5つの楽章から構成され、演奏時間は約60分。

 

第1楽章

Adagio - Allegro non troppo - Allegro - Adagio 4/4拍子

約30分。自作の交響曲第5番の第1楽章と同様、アーチ型のソナタ形式に基づくと考えられる。
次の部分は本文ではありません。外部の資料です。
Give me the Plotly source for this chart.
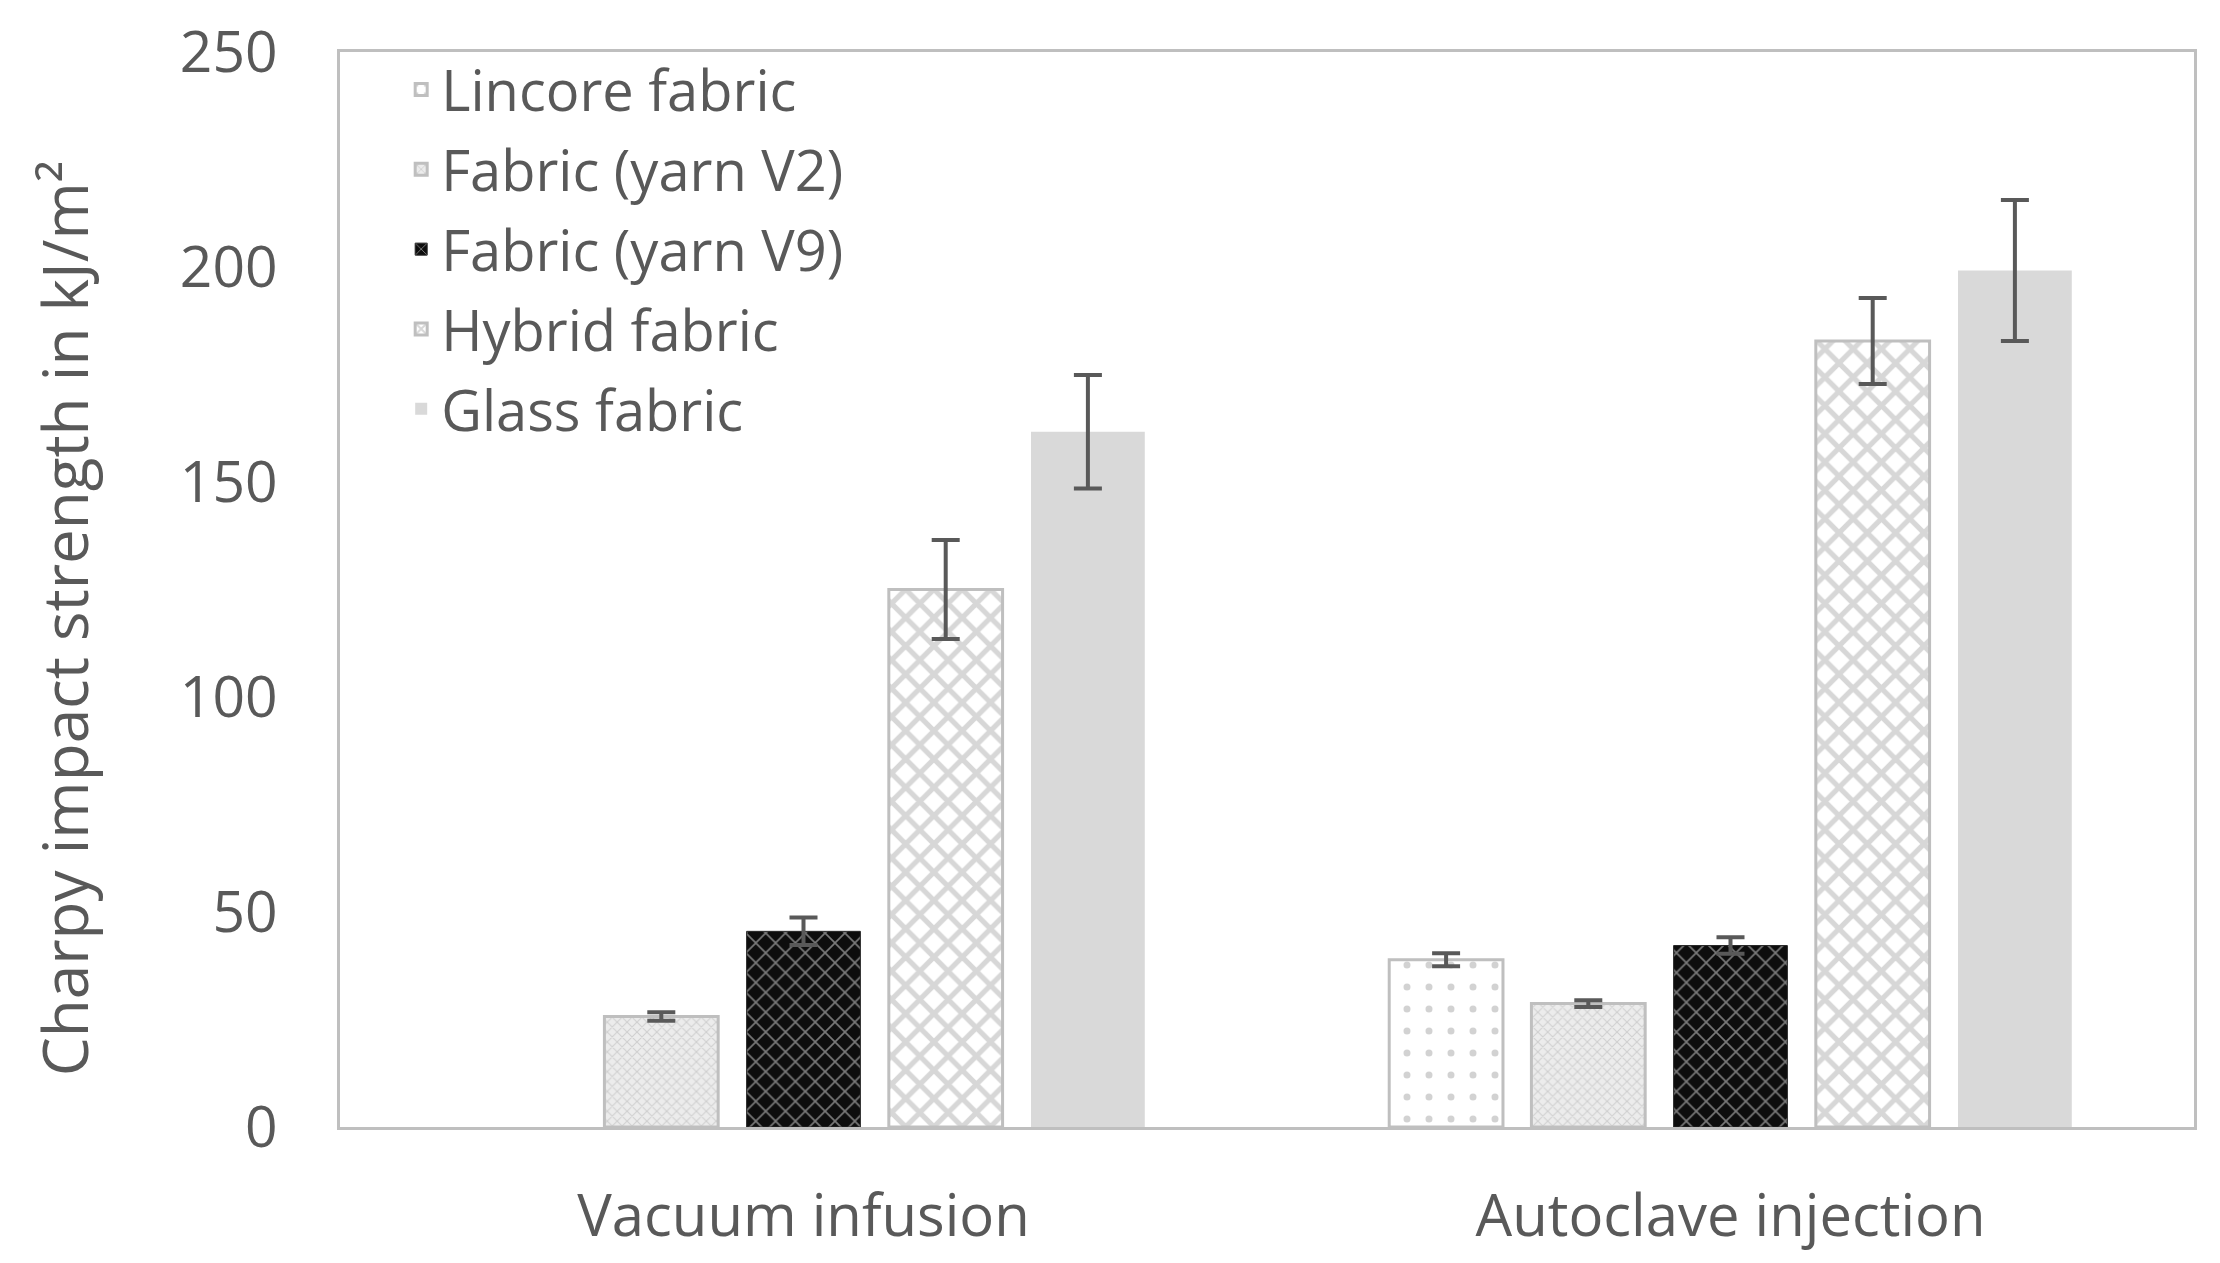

この曲で最も長い楽章です。低弦の力強い序奏に続いて、引きずるようなシンコペーションを伴奏とした沈痛な表情を湛えた第1主題が提示されます。これに続いて、4分の5拍子のきわめて内省的な第2主題、チェロを主体としたメランコリックな第3主題が現れます。第3主題が静かに消え入りそうになっていったところに、木管が第1主題の転回形によって割り込み、アレグロ・ノン・トロッポの展開部が猛烈に突進します。これに続いて弦楽器の悲痛な第3主題の展開が始まり、ティンパニやスネア、トランペットの3連音が加わって凶暴性を増します。木管の激しいトリルを背後に第2主題が金管によって強烈に吹奏され、これが爆発すると3連音の動機からアレグロへと速度を増します。暴力性と皮肉さを兼ね備えながら盛り上がっていき、変拍子の行進曲風のクライマックスを経て、ドラムの長いロールがクレッシェンド・ディミヌエンドを繰り返しながら冒頭の序奏主題が再現されます。再現部では弦楽器のトレモロの上でイングリッシュ・ホルンが第3主題・第2主題の順に長いソロで再現し、印象を深めます。これに弦楽器が続き、静かに序奏の動機が現れると、トランペットがこれを強奏し、シンコペーションとともに第1主題が弦に戻ってきて、これを幾分慰めをもった響きで奏しながら静かに楽章を終えます。

第2楽章

Allegretto  スケルツォ、4/4拍子

力強くも、おどけた雰囲気を感じさせます。単調な主題(ドイツの流行歌『ロザムンデ』のパロディと作曲者自身の作『ジャズ組曲第2番』の引用)の反復と変形を経て結ばれます。

第3楽章

Allegro non troppo 2/2拍子

弦の機械的なリズムが繰り返される中、様々な楽器がファンファーレ風の旋律を奏でます。次第に凶暴なものになり、トランペットの勇壮なギャロップを挟んで頂点で全楽器が爆発して、小太鼓の響きともにこの曲の中でも最大のクライマックスを築き、そのまま次の楽章に続きます。

第4楽章

Largo パッサカリア、4/4拍子

前楽章のクライマックスを受け継いで、凶暴な音楽が繰り返されるも、突如として静かなものになり、ゆっくりと葬送風の音楽が繰り返されます。主題は第一楽章の反復主題に基づいたものです。内省的で暗い、悲痛な雰囲気の中、次の楽章に続きます。

第5楽章

Allegretto - Adagio - Allegretto 3/4拍子

ロンド・ソナタ形式。前の楽章から一転して田園舞曲風の、楽天的な主題がファゴットに現れます。その後チェロによる第1エピソード、チェロとバス・クラリネットの主題による第2エピソードを経て、フガートが展開されます。やがて第一楽章のクライマックスが回想され、暗い雰囲気が続くが、だんだん音楽は穏やかになり、明るい主題が戻ります。勝ち戦を表すかのように盛り上がるも、徐々に速度を落とし、戦争はまだ続くかのように全曲は静かに終結します。

 

さて、かずメーターですが、

第一楽章 80点

第二楽章 76点

第三楽章 78点

第四楽章 76点

第五楽章 80点

第一楽章を聴き始めたとき、おぉ、いい感じじゃないと思ったとたん、暗闇に突き落とされたような感じになります。それがずるずると第五楽章まで続き、第五楽章途中で少々盛り上げり、そのまま終了…とても気持ち悪くなりました。まぁいつまでも継続する戦争を表現したいようなのですが如何せん暗すぎます。いろいろ楽譜上では技法を使っているのでしょうが、低く小音での演奏なので何もわかりません。

残念ながらおすすめできない曲です。